Joe Steffy

No. 61
- Position: Guard

Personal information
- Born: April 3, 1926 Chattanooga, Tennessee, U.S.
- Died: May 22, 2011 (aged 85) Newburgh, New York, U.S.
- Listed height: 5 ft 11 in (1.80 m)
- Listed weight: 190 lb (86 kg)

Career information
- High school: Baylor (Chattanooga)
- College: Tennessee (1944) Army (1945–1947)

Awards and highlights
- 2× National champion (1945, 1946); 2× Eastern champion (1945, 1946); Outland Trophy (1947); Consensus All-American (1947); Second-team All-American (1946); First-team All-Eastern (1947); Army Black Knights No. 61 retired;
- College Football Hall of Fame

= Joe Steffy =

American football player (1926–2011)

Joseph Benton Steffy Jr. (April 3, 1926 – May 22, 2011) was an American football player.
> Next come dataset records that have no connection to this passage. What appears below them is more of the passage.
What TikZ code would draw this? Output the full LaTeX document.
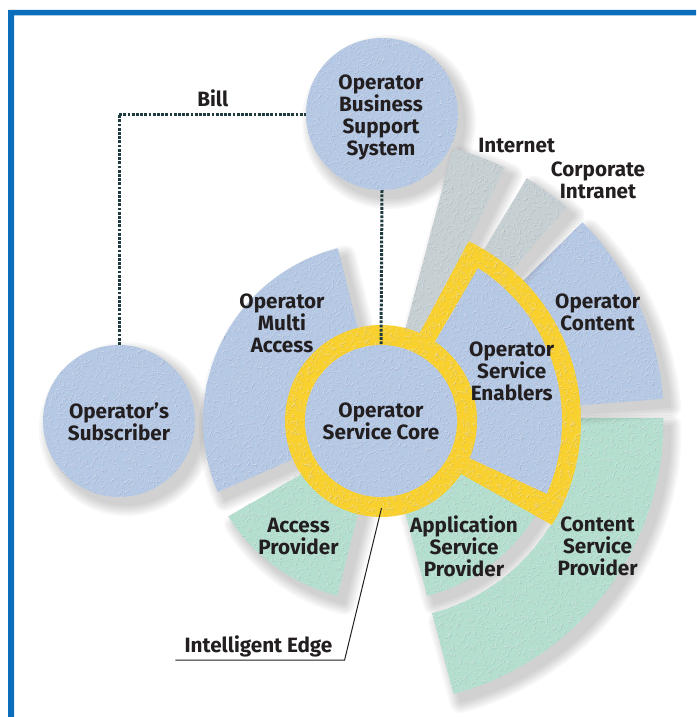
\documentclass[tikz,border=0pt]{standalone}
\usepackage{fontspec}
\setmainfont{Fira Sans}
\definecolor{frameblue}{HTML}{0A6EBD}
\definecolor{opblue}{HTML}{B5C8E4}
\definecolor{provgreen}{HTML}{B4DFCE}
\definecolor{netgrey}{HTML}{C6CFD2}
\definecolor{edgeyellow}{HTML}{F9D12F}
\definecolor{dotline}{HTML}{1F3B3F}
\definecolor{ink}{HTML}{231F20}
\newcommand{\secpath}[6]{(#1:#5) -- (#2:#6) arc[start angle=#2,end angle=#3,radius=#6] -- (#4:#5) -- cycle}
\newcommand{\softshadow}[1]{%
  \foreach \w in {22,18,14,10,6,2}{\begin{scope}[transparency group,opacity=.03]\path[fill=black,draw=black,line join=round,line width=\w pt,shift={(7,-8)}] #1;\end{scope}}}
\newcommand{\shape}[2]{\softshadow{#2}\path[fill=#1] #2;}
\tikzset{
  disc/.style={circle,inner sep=0pt,minimum size=152pt,fill=opblue},
  lab/.style={align=center,text=ink,inner sep=0pt,font=\fontsize{20.7}{22}\selectfont\bfseries},
  dotted link/.style={draw=dotline,line width=3pt,dash pattern=on 2.8pt off 1.4pt},
  leader/.style={draw=ink,line width=1pt},
}
\newcommand{\squiggles}{%
  \foreach \j in {-700,-695,...,-35}{%
    \draw foreach \i in {40,45,...,670}{ (\i+5*rnd,\j+5*rnd) .. controls +(3*rand,3*rand) and +(3*rand,3*rand) .. +(4.5*rand,4.5*rand) };}}
\begin{document}
\begin{tikzpicture}[x=1pt,y=1pt]
\useasboundingbox (0,0) rectangle (696,-717);
\fill[white] (0,0) rectangle (696,-717);
\fill[frameblue] (8,-717) -- (8,-10) -- (696,-10) -- (696,-15.5) -- (14,-15.5) -- (14,-717) -- cycle;
\softshadow{(119,-421) circle[radius=76]}
\softshadow{(382,-114) circle[radius=76]}
\node[disc] (sub) at (119,-421) {};
\node[disc] (bss) at (382,-114) {};
\begin{scope}[shift={(381,-421)}]
  \shape{opblue}{\secpath{104}{104}{203.5}{203.5}{90}{178}}
  \shape{provgreen}{\secpath{214}{212}{256}{256}{90}{180}}
  \shape{provgreen}{\secpath{284.8}{284.8}{330}{330}{90}{181}}
  \shape{provgreen}{(284.9:199) -- (284.9:282.5) arc[start angle=284.9,end angle=360.6,radius=282.5] -- (0.8:199) arc[start angle=0.8,end angle=284.9-360,radius=199] -- cycle}
  \shape{opblue}{\secpath{4.5}{4.5}{44.6}{44.6}{190}{283}}
  \shape{netgrey}{\secpath{64}{64}{75.2}{75.2}{90}{282}}
  \shape{netgrey}{\secpath{49}{49}{59}{59}{195}{283}}
  \path[fill=edgeyellow] \secpath{-33.8}{-31.3}{64}{66.5}{90}{200};
  \path[fill=opblue] \secpath{-22.6}{-23.7}{57.6}{55.5}{90}{181};
\end{scope}
\node[circle,inner sep=0pt,minimum size=192pt,fill=edgeyellow] (ring) at (381,-421) {};
\node[disc] (core) at (381,-421) {};
% surface grain, limited to the filled shapes
\begin{scope}
  \clip (195,-421) arc[start angle=0,end angle=360,radius=76]
        (458,-114) arc[start angle=0,end angle=360,radius=76]
        [shift={(381,-421)}]
        \secpath{104}{104}{203.5}{203.5}{0}{178}
        \secpath{214}{212}{256}{256}{0}{180}
        \secpath{284.8}{284.8}{330}{330}{0}{181}
        (284.9:199) -- (284.9:282.5) arc[start angle=284.9,end angle=360.6,radius=282.5] -- (0.8:199) arc[start angle=0.8,end angle=284.9-360,radius=199] -- cycle
        \secpath{4.5}{4.5}{44.6}{44.6}{190}{283}
        \secpath{64}{64}{75.2}{75.2}{0}{282}
        \secpath{49}{49}{59}{59}{195}{283}
        \secpath{-33.8}{-31.3}{64}{66.5}{0}{200}
        (96,0) arc[start angle=0,end angle=360,radius=96];
  \pgfmathsetseed{11}
  \begin{scope}[draw=black!70!blue,line width=.6pt,opacity=.09,shift={(.6,-.6)}]\squiggles\end{scope}
  \pgfmathsetseed{11}
  \begin{scope}[draw=white,line width=.6pt,opacity=.3]\squiggles\end{scope}
\end{scope}
\draw[dotted link] (sub.north) -- (sub.north |- bss.west) -- (bss.west);
\draw[dotted link] (bss.south) -- (core.north);
\coordinate (leadA) at (381.5,-508);
\coordinate (leadB) at (344.6,-660);
\coordinate (leadC) at (175.4,-660);
\draw[leader] (leadA) -- (leadB) -- (leadC);
\node[lab] (tBss) at (381,-117) {Operator\\Business\\Support\\System};
\node[lab] (tBill) at (212.7,-98.7) {Bill};
\node[lab] (tNet) at (516.7,-146) {Internet};
\node[lab] (tIntra) at (598,-180.3) {Corporate\\Intranet};
\node[lab] (tCont) at (597.7,-312.7) {Operator\\Content};
\node[lab] (tEnab) at (511.7,-371.7) {Operator\\Service\\Enablers};
\node[lab] (tMulti) at (282,-323) {Operator\\Multi\\Access};
\node[lab] (tCore) at (381,-421.6) {Operator\\Service Core};
\node[lab] (tSub) at (119,-421.8) {Operator’s\\Subscriber};
\node[lab] (tAcc) at (298.5,-536) {Access\\Provider};
\node[lab] (tApp) at (464,-546.6) {Application\\Service\\Provider};
\node[lab] (tCsp) at (597.6,-546.6) {Content\\Service\\Provider};
\node[lab] (tEdge) at (258.5,-646.6) {Intelligent Edge};
\end{tikzpicture}
\end{document}
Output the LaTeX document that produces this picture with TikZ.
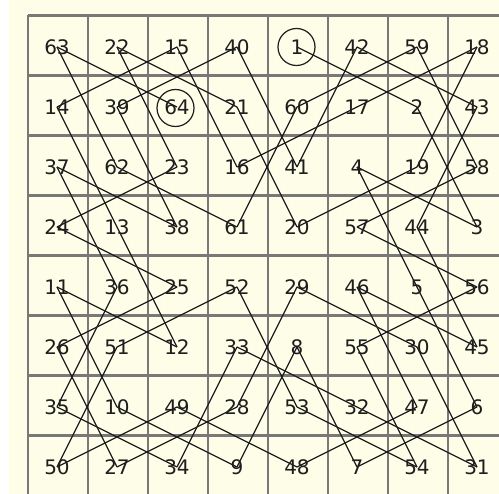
\documentclass[tikz,border=0pt]{standalone}
\usepackage{fontspec}
\setmainfont{DejaVu Sans}
\definecolor{cream}{RGB}{253,253,232}
\definecolor{gridgray}{RGB}{120,120,120}
\definecolor{tourink}{RGB}{30,30,30}
\tikzset{
  num/.style={inner sep=0pt, font=\fontsize{20}{24}\selectfont, text=tourink},
  gridline/.style={draw=gridgray, line width=2.2pt},
  tour/.style={draw=tourink, line width=1.2pt},
  ring/.style={draw=tourink, line width=1.2pt},
}
\begin{document}
\begin{tikzpicture}[x=1pt,y=-1pt]
\useasboundingbox (0,0) rectangle (499,494);
\fill[white] (0,0) rectangle (499,494);
\fill[cream] (9,0) rectangle (499,494);
\begin{scope}
\clip (0,0) rectangle (499,494);
\foreach \i in {0,...,8} {
  \draw[gridline] ({28+60*\i},15.5) -- ({28+60*\i},495.9);
  \draw[gridline] (28,{15.5+60*\i}) -- (508,{15.5+60*\i});
}
\end{scope}
\foreach \row [count=\r] in {
  {63,22,15,40,1,42,59,18},
  {14,39,64,21,60,17,2,43},
  {37,62,23,16,41,4,19,58},
  {24,13,38,61,20,57,44,3},
  {11,36,25,52,29,46,5,56},
  {26,51,12,33,8,55,30,45},
  {35,10,49,28,53,32,47,6},
  {50,27,34,9,48,7,54,31}} {
  \foreach \v [count=\c] in \row {
    \node[num] (n\v) at ({60*\c-3},{60*\r-13}) {\v};
  }
}
\foreach \k in {1,...,63} {
  \pgfmathtruncatemacro{\kn}{\k+1}
  \draw[tour] (n\k.center) -- (n\kn.center);
}
\draw[ring] (n1.center) ++(-0.5,0) circle (18.5pt);
\draw[ring] (n64.center) ++(-1.5,1) circle (18.5pt);
\end{tikzpicture}
\end{document}
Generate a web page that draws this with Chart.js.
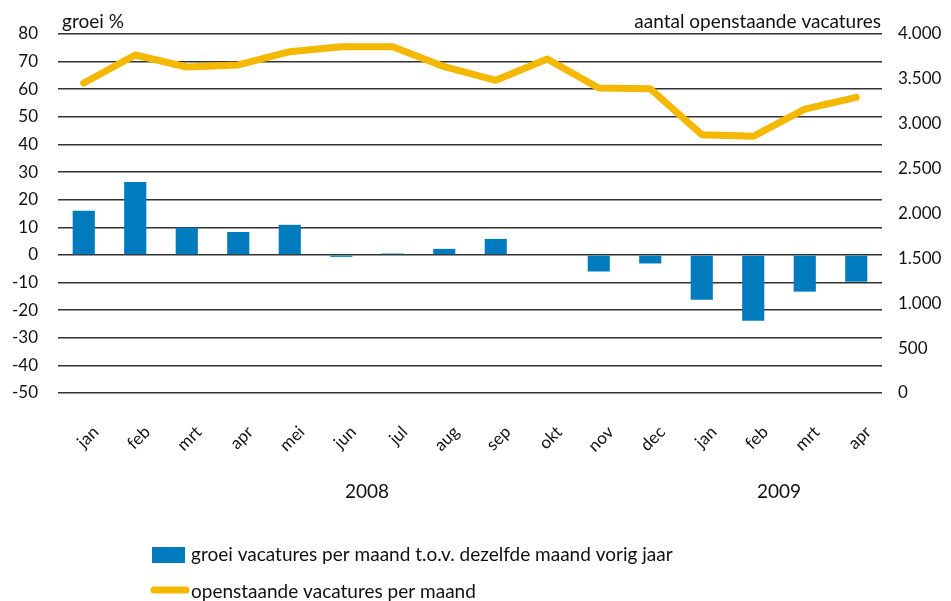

He went to fight in the Korean War and received the Bronze Star Medal and the Purple Heart. He was inducted into the College Football Hall of Fame.

==Early life==
Steffy was born in Chattanooga, Tennessee, on April 3, 1926. He attended the University of Tennessee, where he played on the football team for one season in 1944. That year, the Volunteers went undefeated in the regular season, but lost to Southern California in the Rose Bowl. The following year, he enrolled at the United States Military Academy, where he played for the Army football team for three seasons as an offensive guard and as a center on defense. The Cadets went undefeated in 1945 and 1946. In 1947, Steffy was named team captain.

==Military service==
He graduated from USMA in 1949. In April 1950, he married Ann née Brown. As a lieutenant, Steffy served in the Korean War, where he suffered frostbite and was wounded in the foot by a grenade. Due to his injuries, he was evacuated from Hungnam to Japan, and later awarded the Bronze Star Medal.

==Later life==
After the war, Steffy served on the Army football staff as the freshman team coach. He later owned a car dealership in Newburgh, New York. With his wife, who died in 2004, he had one son. Steffy died of a heart ailment on May 22, 2011, in Newburgh, New York, aged 85.